The Strategic Plan will come back for adoption in two weeks after which the city will devise a set of key tasks to achieve the above goals along with measurements to track progress.
After the presentation, Ald. O’Reilly said to other members of the Common Council that it will be important to emphasize to their constituents the significant fiscal constraints that the city is operating under and that accomplishing these goals will require tradeoffs with other issues people might think are important.
→ The Common Council met on September 6. They held a public hearing on proposed revisions to the city’s zoning code. The changes were based on the Zone Tosa For All report completed in late-2021 which had the goal of making housing more affordable and more equitable. I discussed these changes previously, but they include changes like allowing homeowners to build larger Accessory Dwelling Units on their properties and removing some density limits within the zoning code.

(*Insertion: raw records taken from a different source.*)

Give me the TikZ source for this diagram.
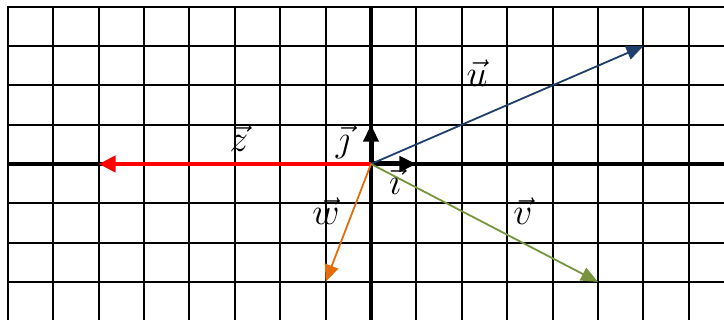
\documentclass[tikz,border=0pt]{standalone}
\usepackage{graphicx}
\usetikzlibrary{arrows.meta}
\definecolor{ucol}{HTML}{1F3E6B}
\definecolor{vcol}{HTML}{77933C}
\definecolor{wcol}{HTML}{E46C0A}
\definecolor{zcol}{HTML}{FF0000}
\newcommand{\biglbl}[1]{\scalebox{2.6}{\Large$#1$}}
\begin{document}
\begin{tikzpicture}[x=1pt,y=-1pt,
  gridline/.style={line width=1.9pt,black},
  vecarrow/.style={line width=1.8pt,-{Triangle[length=17pt,width=14pt]}},
  basearrow/.style={line width=5pt,black,-{Triangle[length=17pt,width=15pt]}},
  lbl/.style={inner sep=0pt}]
\useasboundingbox (0,0) rectangle (724,320);
\begin{scope}
\clip (0,0) rectangle (724,320);
\foreach \k in {-8,...,7} \draw[gridline] ({371+45.4*\k},5.9) -- ({371+45.4*\k},320);
\foreach \k in {-4,...,3} \draw[gridline] (6.9,{164+39.3*\k}) -- (724,{164+39.3*\k});
\draw[line width=4pt] (371,5.9) -- (371,320);
\draw[line width=3.5pt] (6.9,164) -- (724,164);
\end{scope}
\coordinate (O) at (371,164);
\coordinate (U) at ({371+45.4*6},{164-39.3*3});
\coordinate (V) at ({371+45.4*5},{164+39.3*3});
\coordinate (W) at ({371-45.4*1},{164+39.3*3});
\coordinate (Z) at ({371-45.4*6},164);
\coordinate (I) at ({371+45.4*1},164);
\coordinate (J) at (371,{164-39.3*1});
\draw[basearrow] (O) -- (I);
\draw[basearrow] (O) -- (J);
\draw[line width=4.5pt,zcol,-{Triangle[length=17pt,width=16pt]}] (O) -- (Z);
\draw[vecarrow,ucol] (O) -- (U);
\draw[vecarrow,vcol] (O) -- (V);
\draw[vecarrow,wcol] (O) -- (W);
\node[lbl] (lu) at (477,73) {\biglbl{\vec{u}}};
\node[lbl] (lz) at (239,138) {\biglbl{\vec{z}}};
\node[lbl] (lj) at (343,142) {\biglbl{\vec{\jmath}}};
\node[lbl] (li) at (395,181) {\biglbl{\vec{\imath}}};
\node[lbl] (lw) at (326,211) {\biglbl{\vec{w}}};
\node[lbl] (lv) at (523,211) {\biglbl{\vec{v}}};
\end{tikzpicture}
\end{document}
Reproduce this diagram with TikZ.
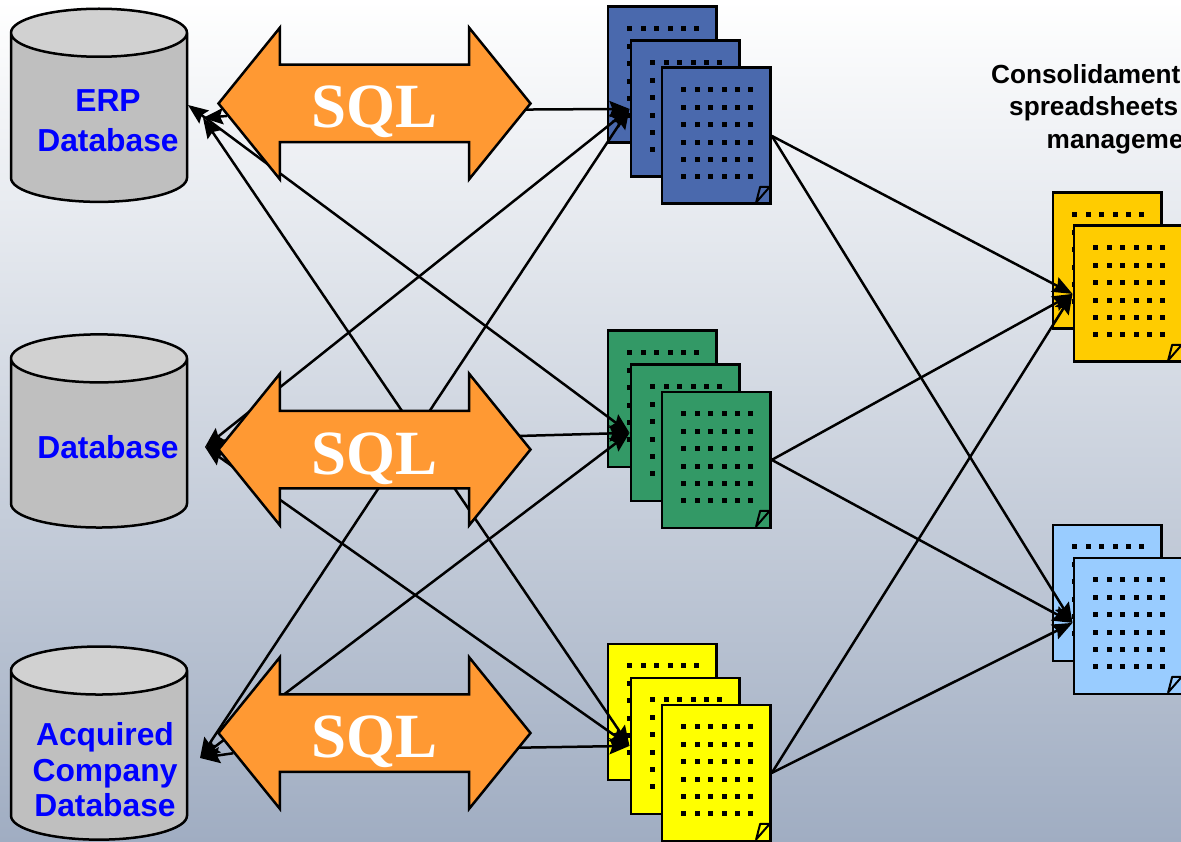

Three individuals spoke in support of the proposed changes and two opposed. One of those opposed didn’t like the reduction in parking requirements because she was worried it would reduce the amount of available parking for the disabled. The other individual was opposed to moving away from exclusively single-family home zoning districts. He was particularly worried about a revision that would change the definition of a household from “any number of individuals related by blood, marriage or adoption living together on the premises as a single housekeeping unit…,” plus up to “3 additional persons not related to household members” to one that would allow “adults of any relationship to live together as part of a household if they function as a ‘non-profit housekeeping unit.’” However, I couldn’t quite follow what his particular objections were.
That’s all. Have a great weekend!
Thanks for undertaking this project! It's good to know what is going on in Wauwatosa.
"He was particularly worried about a revision that would change the definition of a household from “any number of individuals related by blood, marriage or adoption living together on the premises as a single housekeeping unit…,” plus up to “3 additional persons not related to household members” to one that would allow “adults of any relationship to live together as part of a household if they function as a ‘non-profit housekeeping unit."
Wait, are we back to the Equity and Inclusion Committee??? Or does this make anyone wonder about the effectiveness of such a committee?